И даже использует такой ход. В январе 1917 года была поставлена пьеса Толстого «Ракета». Толстой пишет жене в письме:
«„Ракета“ провалится, я уверен» (стр.96).
Пьеса действительно провалилась. И В.Петелин пишет:
«А вот Крандиевская, казалось бы самый близкий человек, холодно отнеслась к спектаклю; сочла его провалом. И в этом непонимании — какой-то намек на их будущий разрыв» (стр.97).
Правда, после этого случая Толстой прожил с женой еще восемнадцать лет, но каких только причин для развода не найдешь, правда?
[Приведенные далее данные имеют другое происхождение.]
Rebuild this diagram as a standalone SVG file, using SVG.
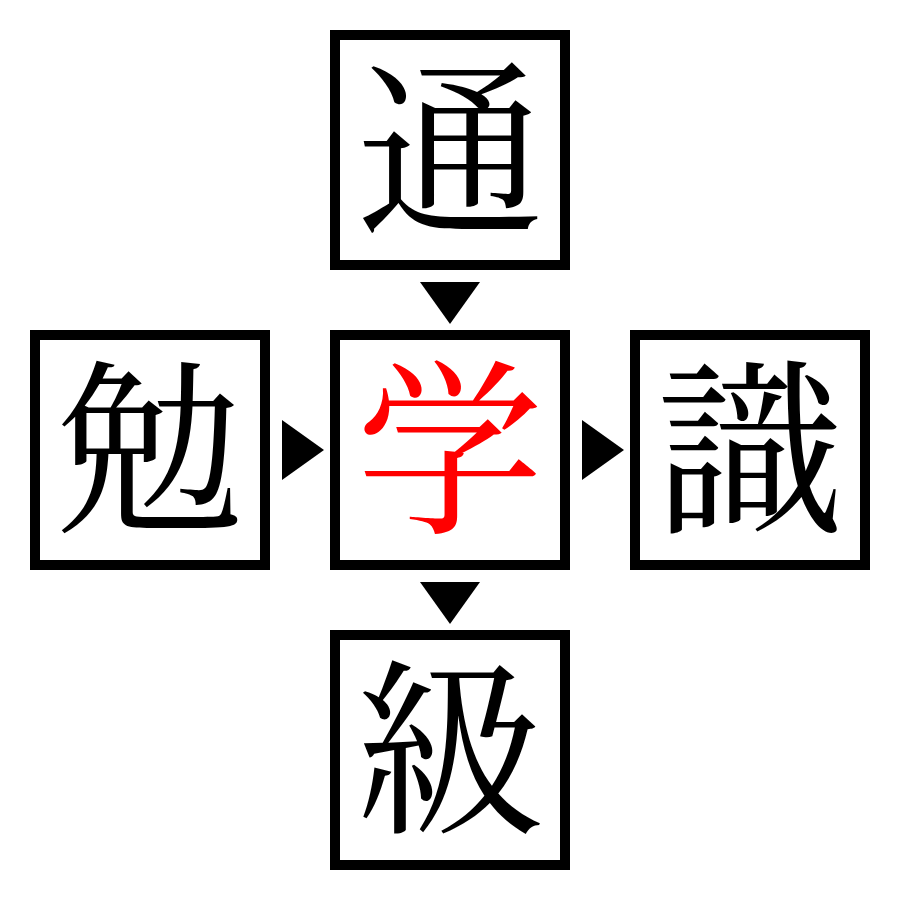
<svg xmlns="http://www.w3.org/2000/svg" width="900" height="900" viewBox="0 0 900 900">
<style>
.box{fill:#fff;stroke:#000;stroke-width:10}
.ch{font-family:"Noto Serif CJK JP","Noto Sans CJK JP",serif;font-size:188px;text-anchor:middle;fill:#000}
.red{fill:#ff0000}
.arr{fill:#000}
</style>
<rect width="900" height="900" fill="#fff"/>
<g id="node-top"><rect class="box" x="335" y="35" width="230" height="230"/><text class="ch" x="450" y="218">通</text></g>
<g id="node-left"><rect class="box" x="35" y="335" width="230" height="230"/><text class="ch" x="150" y="518">勉</text></g>
<g id="node-center"><rect class="box" x="335" y="335" width="230" height="230"/><text class="ch red" x="450" y="518">学</text></g>
<g id="node-right"><rect class="box" x="635" y="335" width="230" height="230"/><text class="ch" x="750" y="518">識</text></g>
<g id="node-bottom"><rect class="box" x="335" y="635" width="230" height="230"/><text class="ch" x="450" y="818">級</text></g>
<g id="connectors">
<polygon class="arr" points="420,282 480,282 450,324"/>
<polygon class="arr" points="282,420 282,480 324,450"/>
<polygon class="arr" points="582,420 582,480 624,450"/>
<polygon class="arr" points="420,582 480,582 450,624"/>
</g>
</svg>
У китайцев, например, есть даже иероглиф, означающий:
«Развестись с женой за то, что она плохо приготовила сливы на пару».
Каков сам Толстой, каков его внутренний облик? Как он реконструируется в «монологах от третьего лица», обильно написанных автором «Судьбы художника»?
Прежде всего, это злобный брюзга:
«Опасность грозит со стороны молодых „борцов“ за новое искусство. Нахальные и наглые… Идет война, а им хоть бы что…
Какая наглость прет из них… До каких же пор можно терпеть, видя, с каким бесстыдством чванливые молодые и не совсем молодые люди, называющие себя футуристами, куражатся над дорогими русскому сердцу именами… Хватит, пора кончать с этой отвратительной вакханалией… В романе захотелось ему посчитаться со всеми, кто вызывал у него омерзение и неприязнь… Уж больно хотелось ему посмеяться над некоторыми своими собратьями… Уж больно не хотелось ему, чтобы торжествовали свою победу эти футуристические личности… Каждый мальчишка, выскакивающий на трибуну, готов все оболгать, все растоптать, от всего отречься, лишь бы прослыть модным и оригинальным. Вся эта дешевая болтовня надоела Алексею Толстому… Откровения Бурлюка возродили в Алексее Толстом острую неприязнь к так называемым левым направлениям в искусстве. Почему все они так оживились после Октября?» (стр.41–42, 52–55, 153).